• [DIRECTIVE]: Give back, unchanged, the line with "The picture is", the line with "return 1 - (py - OFF) / H", and every line between them, and no other line.

[Records from a collection]
# # # #

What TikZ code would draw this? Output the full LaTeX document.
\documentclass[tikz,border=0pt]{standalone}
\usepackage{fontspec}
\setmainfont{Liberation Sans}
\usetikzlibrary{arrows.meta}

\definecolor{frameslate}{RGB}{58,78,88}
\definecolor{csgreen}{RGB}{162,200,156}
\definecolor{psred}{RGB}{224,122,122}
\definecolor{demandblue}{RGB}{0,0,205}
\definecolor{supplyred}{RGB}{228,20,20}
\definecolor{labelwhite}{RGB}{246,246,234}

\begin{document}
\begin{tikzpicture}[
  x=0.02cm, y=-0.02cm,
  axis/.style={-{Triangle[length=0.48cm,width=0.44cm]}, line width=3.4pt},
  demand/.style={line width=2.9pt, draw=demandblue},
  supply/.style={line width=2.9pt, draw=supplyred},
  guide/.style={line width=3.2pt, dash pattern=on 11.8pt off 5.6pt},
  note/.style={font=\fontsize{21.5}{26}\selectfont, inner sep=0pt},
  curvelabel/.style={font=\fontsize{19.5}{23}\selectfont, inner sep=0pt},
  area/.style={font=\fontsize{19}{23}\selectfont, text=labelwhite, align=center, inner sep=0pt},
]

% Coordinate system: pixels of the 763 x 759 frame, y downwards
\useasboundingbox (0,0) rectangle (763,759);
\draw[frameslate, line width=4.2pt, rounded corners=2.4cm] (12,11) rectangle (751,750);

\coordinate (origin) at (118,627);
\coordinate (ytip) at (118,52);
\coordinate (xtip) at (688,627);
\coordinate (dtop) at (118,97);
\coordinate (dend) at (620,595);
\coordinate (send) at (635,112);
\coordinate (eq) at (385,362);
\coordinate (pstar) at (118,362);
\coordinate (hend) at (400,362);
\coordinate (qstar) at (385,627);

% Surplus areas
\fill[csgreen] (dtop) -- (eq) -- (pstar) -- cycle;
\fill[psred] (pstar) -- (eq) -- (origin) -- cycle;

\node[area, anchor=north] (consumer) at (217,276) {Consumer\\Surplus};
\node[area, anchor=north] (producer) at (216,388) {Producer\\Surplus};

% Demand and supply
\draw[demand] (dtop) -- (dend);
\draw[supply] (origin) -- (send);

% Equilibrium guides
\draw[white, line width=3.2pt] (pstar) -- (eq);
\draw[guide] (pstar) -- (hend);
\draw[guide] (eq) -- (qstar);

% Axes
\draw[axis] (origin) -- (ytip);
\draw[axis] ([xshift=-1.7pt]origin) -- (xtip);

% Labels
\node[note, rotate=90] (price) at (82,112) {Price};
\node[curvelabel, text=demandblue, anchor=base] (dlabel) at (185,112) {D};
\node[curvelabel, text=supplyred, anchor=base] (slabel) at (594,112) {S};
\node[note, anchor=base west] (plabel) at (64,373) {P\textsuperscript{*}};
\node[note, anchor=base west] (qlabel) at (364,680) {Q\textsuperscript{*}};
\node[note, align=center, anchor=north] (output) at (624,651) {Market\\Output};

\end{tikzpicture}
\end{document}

# # # #

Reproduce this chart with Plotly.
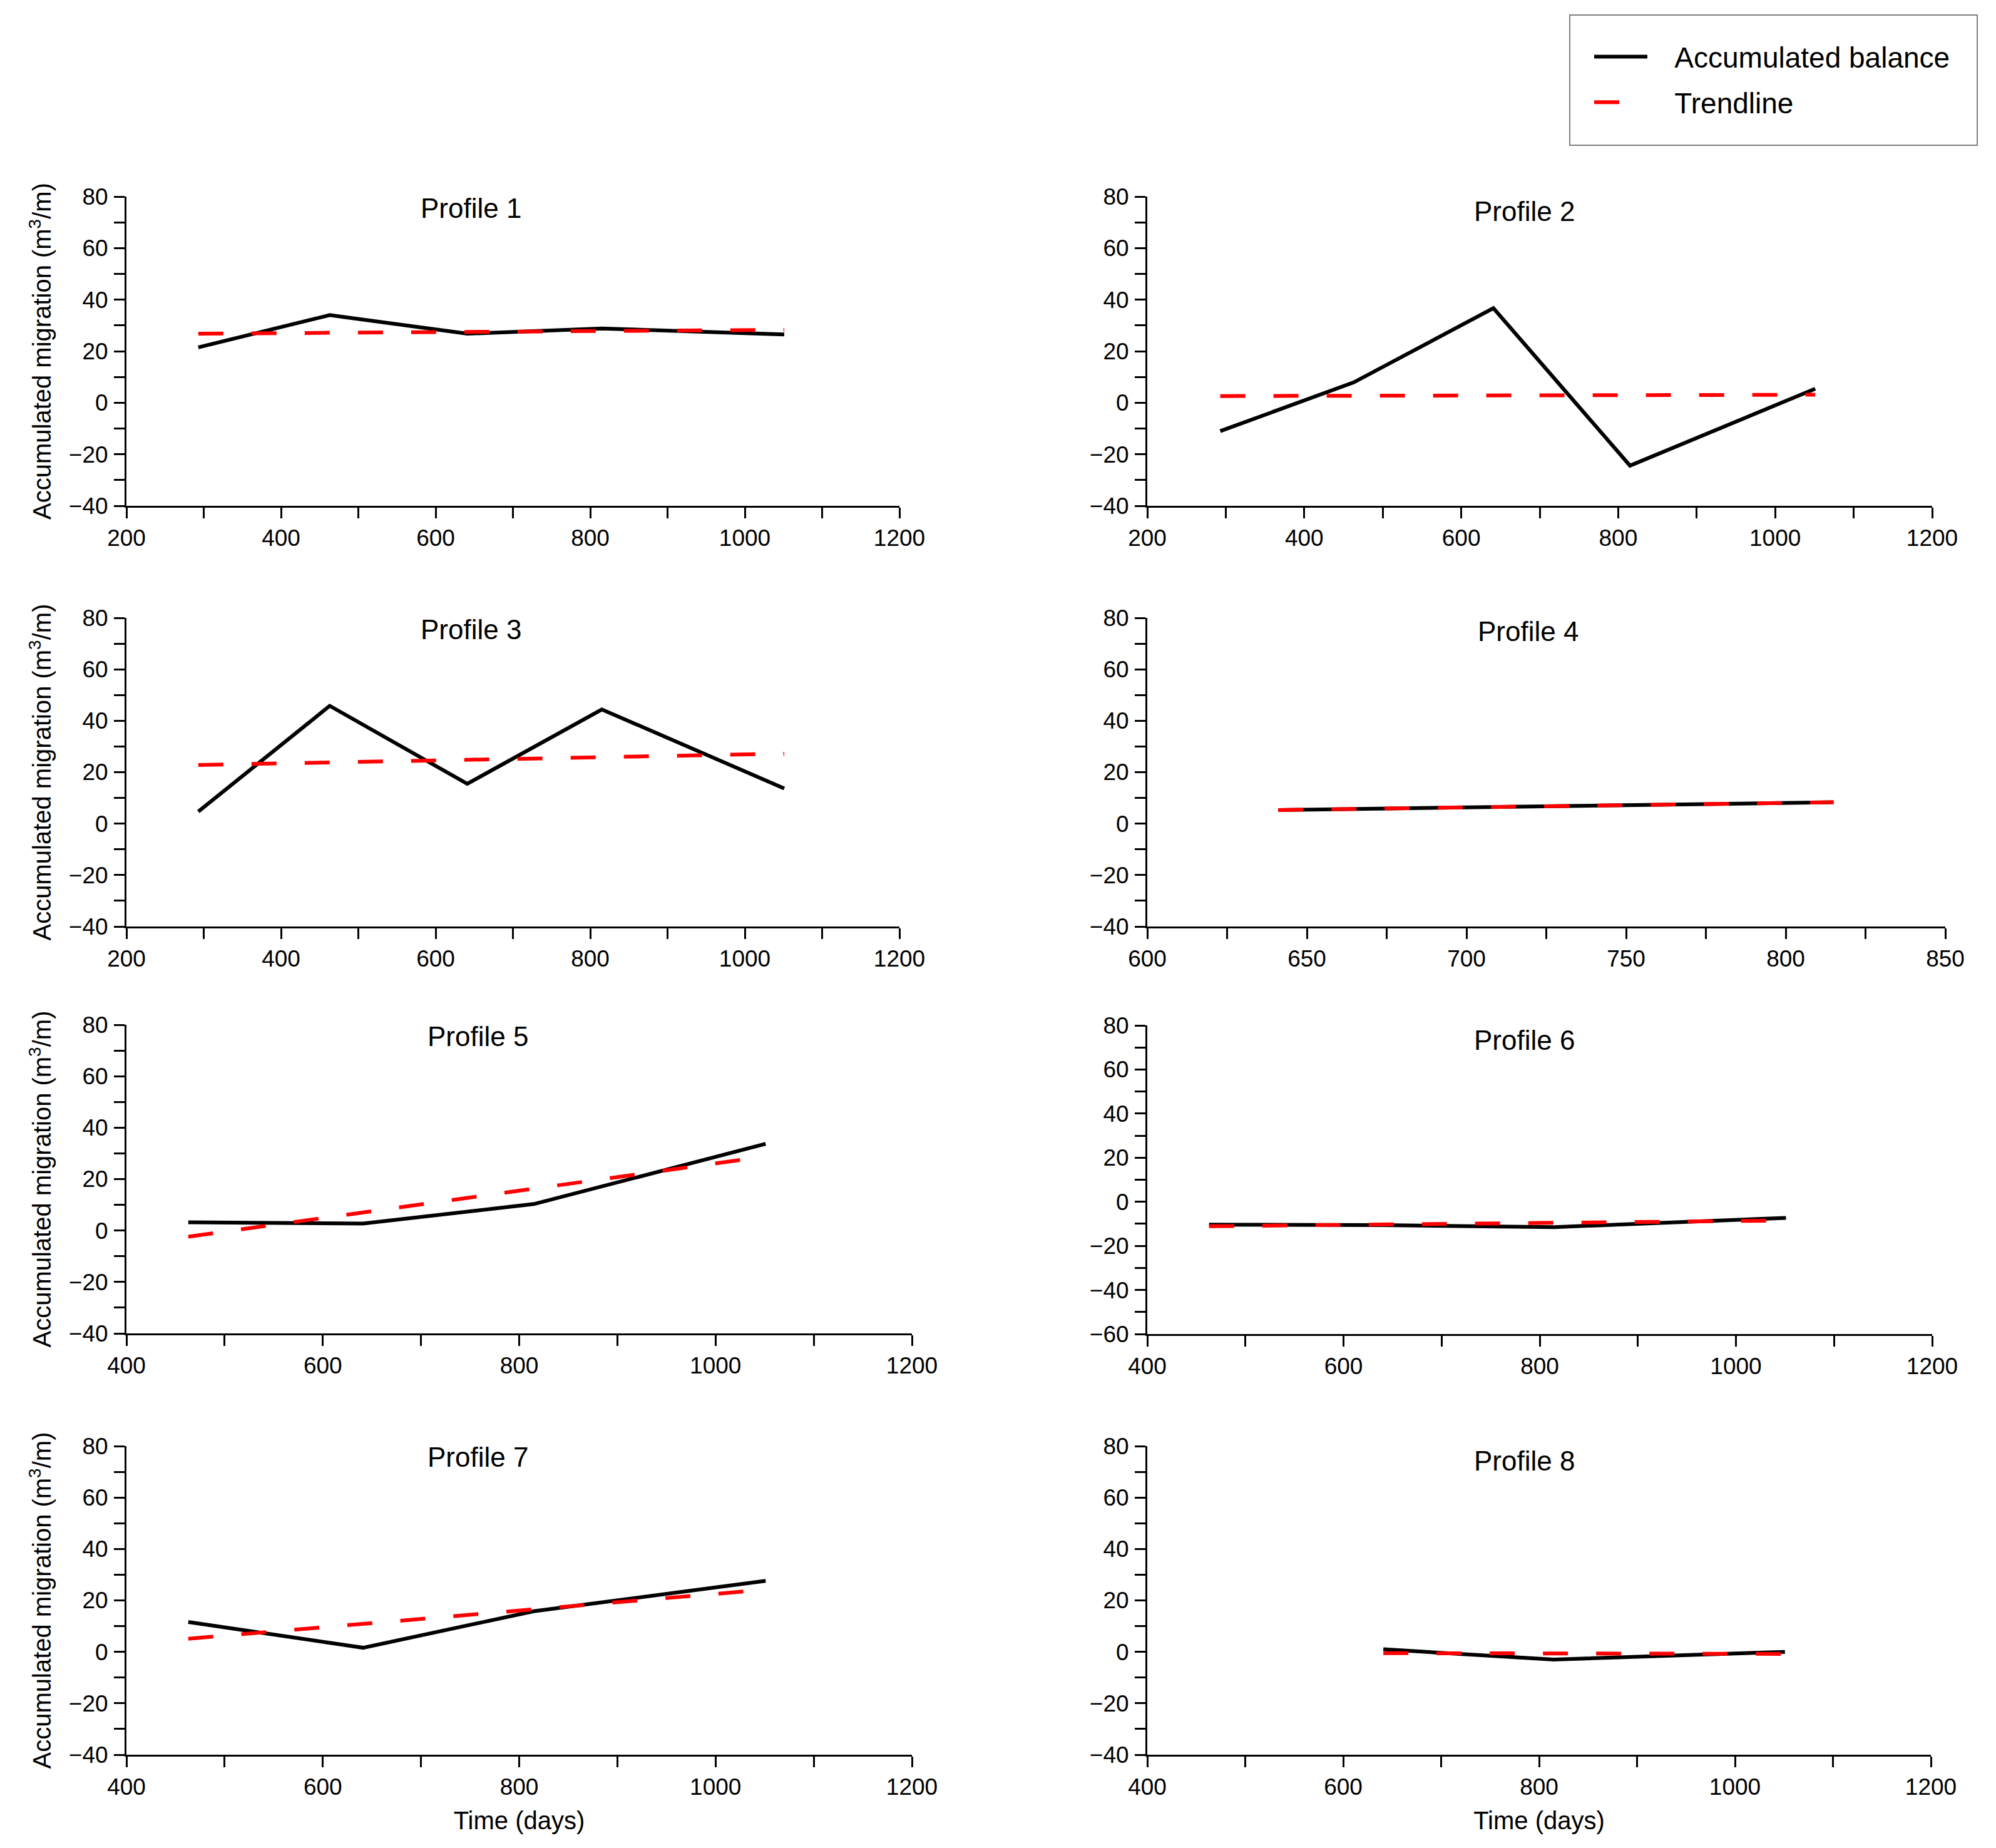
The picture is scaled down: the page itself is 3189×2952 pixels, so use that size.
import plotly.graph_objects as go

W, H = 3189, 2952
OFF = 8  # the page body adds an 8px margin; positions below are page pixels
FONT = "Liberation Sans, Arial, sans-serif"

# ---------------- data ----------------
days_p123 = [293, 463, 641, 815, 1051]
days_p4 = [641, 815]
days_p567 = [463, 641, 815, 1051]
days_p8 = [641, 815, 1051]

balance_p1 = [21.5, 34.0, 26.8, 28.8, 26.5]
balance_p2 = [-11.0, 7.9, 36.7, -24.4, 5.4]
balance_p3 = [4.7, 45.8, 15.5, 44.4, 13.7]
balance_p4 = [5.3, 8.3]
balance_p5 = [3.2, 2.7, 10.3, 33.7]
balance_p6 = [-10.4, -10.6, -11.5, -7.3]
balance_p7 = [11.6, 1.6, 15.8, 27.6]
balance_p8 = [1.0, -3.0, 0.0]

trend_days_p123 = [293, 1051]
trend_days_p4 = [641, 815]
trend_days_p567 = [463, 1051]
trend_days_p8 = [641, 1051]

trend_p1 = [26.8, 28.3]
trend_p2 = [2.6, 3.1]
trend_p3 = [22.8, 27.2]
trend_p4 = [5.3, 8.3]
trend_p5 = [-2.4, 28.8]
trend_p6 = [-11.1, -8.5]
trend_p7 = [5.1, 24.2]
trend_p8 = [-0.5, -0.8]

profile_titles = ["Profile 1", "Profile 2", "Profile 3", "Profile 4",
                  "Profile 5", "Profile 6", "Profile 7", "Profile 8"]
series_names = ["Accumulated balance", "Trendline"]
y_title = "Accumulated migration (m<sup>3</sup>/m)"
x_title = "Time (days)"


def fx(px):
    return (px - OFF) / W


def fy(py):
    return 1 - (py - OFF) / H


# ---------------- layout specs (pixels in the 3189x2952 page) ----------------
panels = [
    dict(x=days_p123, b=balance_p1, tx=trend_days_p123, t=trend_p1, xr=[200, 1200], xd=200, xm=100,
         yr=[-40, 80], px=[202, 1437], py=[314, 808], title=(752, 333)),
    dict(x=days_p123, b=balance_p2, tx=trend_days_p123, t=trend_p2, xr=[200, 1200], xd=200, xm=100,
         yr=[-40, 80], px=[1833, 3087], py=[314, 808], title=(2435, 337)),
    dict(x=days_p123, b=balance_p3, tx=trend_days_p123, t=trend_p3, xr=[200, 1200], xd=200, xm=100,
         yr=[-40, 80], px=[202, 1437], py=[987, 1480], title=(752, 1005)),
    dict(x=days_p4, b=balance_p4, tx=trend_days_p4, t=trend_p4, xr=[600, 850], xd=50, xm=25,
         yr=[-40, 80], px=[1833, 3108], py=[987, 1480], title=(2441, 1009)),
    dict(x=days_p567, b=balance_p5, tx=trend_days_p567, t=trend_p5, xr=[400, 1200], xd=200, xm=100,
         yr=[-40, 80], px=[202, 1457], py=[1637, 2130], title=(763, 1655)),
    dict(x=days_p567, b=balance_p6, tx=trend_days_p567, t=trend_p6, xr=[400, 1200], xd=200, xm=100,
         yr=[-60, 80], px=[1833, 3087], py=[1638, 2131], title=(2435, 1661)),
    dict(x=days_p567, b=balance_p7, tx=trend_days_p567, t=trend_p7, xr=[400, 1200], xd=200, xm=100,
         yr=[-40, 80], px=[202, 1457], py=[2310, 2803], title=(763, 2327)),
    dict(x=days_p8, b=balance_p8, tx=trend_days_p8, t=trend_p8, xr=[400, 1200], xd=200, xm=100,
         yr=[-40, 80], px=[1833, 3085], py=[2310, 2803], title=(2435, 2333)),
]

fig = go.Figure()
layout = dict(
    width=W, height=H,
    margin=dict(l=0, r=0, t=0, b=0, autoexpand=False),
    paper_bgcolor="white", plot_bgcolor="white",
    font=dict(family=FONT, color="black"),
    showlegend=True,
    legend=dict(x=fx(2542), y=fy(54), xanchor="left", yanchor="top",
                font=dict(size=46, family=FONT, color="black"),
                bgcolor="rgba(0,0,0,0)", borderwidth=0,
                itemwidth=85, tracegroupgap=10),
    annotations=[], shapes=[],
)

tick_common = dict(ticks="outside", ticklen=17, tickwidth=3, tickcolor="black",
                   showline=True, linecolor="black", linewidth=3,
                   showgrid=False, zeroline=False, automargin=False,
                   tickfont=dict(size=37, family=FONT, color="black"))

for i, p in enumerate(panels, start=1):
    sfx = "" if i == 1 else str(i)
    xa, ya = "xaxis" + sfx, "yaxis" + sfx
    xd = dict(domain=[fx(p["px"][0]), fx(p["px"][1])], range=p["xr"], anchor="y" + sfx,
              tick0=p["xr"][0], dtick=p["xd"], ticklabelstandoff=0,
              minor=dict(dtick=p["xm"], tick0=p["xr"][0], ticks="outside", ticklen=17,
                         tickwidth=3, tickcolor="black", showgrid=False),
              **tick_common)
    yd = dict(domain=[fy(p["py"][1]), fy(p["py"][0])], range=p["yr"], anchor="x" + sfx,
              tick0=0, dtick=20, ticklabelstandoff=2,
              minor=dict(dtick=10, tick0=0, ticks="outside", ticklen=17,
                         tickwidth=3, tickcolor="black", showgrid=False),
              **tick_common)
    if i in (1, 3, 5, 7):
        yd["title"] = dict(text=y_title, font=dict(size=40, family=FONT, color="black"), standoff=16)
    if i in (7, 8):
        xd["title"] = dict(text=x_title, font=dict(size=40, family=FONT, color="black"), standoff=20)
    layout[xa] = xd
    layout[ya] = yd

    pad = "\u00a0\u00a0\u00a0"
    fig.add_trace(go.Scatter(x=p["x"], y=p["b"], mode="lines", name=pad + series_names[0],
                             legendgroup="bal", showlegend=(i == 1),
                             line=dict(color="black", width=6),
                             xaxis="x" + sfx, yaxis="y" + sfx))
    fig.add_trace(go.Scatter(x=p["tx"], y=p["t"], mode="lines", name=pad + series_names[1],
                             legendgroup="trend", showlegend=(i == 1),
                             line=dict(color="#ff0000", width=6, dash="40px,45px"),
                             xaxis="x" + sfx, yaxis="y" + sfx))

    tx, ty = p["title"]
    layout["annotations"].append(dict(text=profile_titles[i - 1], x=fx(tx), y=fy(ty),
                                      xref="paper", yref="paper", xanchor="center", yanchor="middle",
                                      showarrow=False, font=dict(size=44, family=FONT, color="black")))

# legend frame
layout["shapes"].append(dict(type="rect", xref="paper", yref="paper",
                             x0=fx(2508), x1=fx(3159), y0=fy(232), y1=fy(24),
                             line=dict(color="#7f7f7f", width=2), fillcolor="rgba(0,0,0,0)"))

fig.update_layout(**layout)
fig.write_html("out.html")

# # # #

• [FULL ANSWER]:
The picture is scaled down: the page itself is 3189×2952 pixels, so use that size.
import plotly.graph_objects as go

W, H = 3189, 2952
OFF = 8  # the page body adds an 8px margin; positions below are page pixels
FONT = "Liberation Sans, Arial, sans-serif"

# ---------------- data ----------------
days_p123 = [293, 463, 641, 815, 1051]
days_p4 = [641, 815]
days_p567 = [463, 641, 815, 1051]
days_p8 = [641, 815, 1051]

balance_p1 = [21.5, 34.0, 26.8, 28.8, 26.5]
balance_p2 = [-11.0, 7.9, 36.7, -24.4, 5.4]
balance_p3 = [4.7, 45.8, 15.5, 44.4, 13.7]
balance_p4 = [5.3, 8.3]
balance_p5 = [3.2, 2.7, 10.3, 33.7]
balance_p6 = [-10.4, -10.6, -11.5, -7.3]
balance_p7 = [11.6, 1.6, 15.8, 27.6]
balance_p8 = [1.0, -3.0, 0.0]

trend_days_p123 = [293, 1051]
trend_days_p4 = [641, 815]
trend_days_p567 = [463, 1051]
trend_days_p8 = [641, 1051]

trend_p1 = [26.8, 28.3]
trend_p2 = [2.6, 3.1]
trend_p3 = [22.8, 27.2]
trend_p4 = [5.3, 8.3]
trend_p5 = [-2.4, 28.8]
trend_p6 = [-11.1, -8.5]
trend_p7 = [5.1, 24.2]
trend_p8 = [-0.5, -0.8]

profile_titles = ["Profile 1", "Profile 2", "Profile 3", "Profile 4",
                  "Profile 5", "Profile 6", "Profile 7", "Profile 8"]
series_names = ["Accumulated balance", "Trendline"]
y_title = "Accumulated migration (m<sup>3</sup>/m)"
x_title = "Time (days)"


def fx(px):
    return (px - OFF) / W


def fy(py):
    return 1 - (py - OFF) / H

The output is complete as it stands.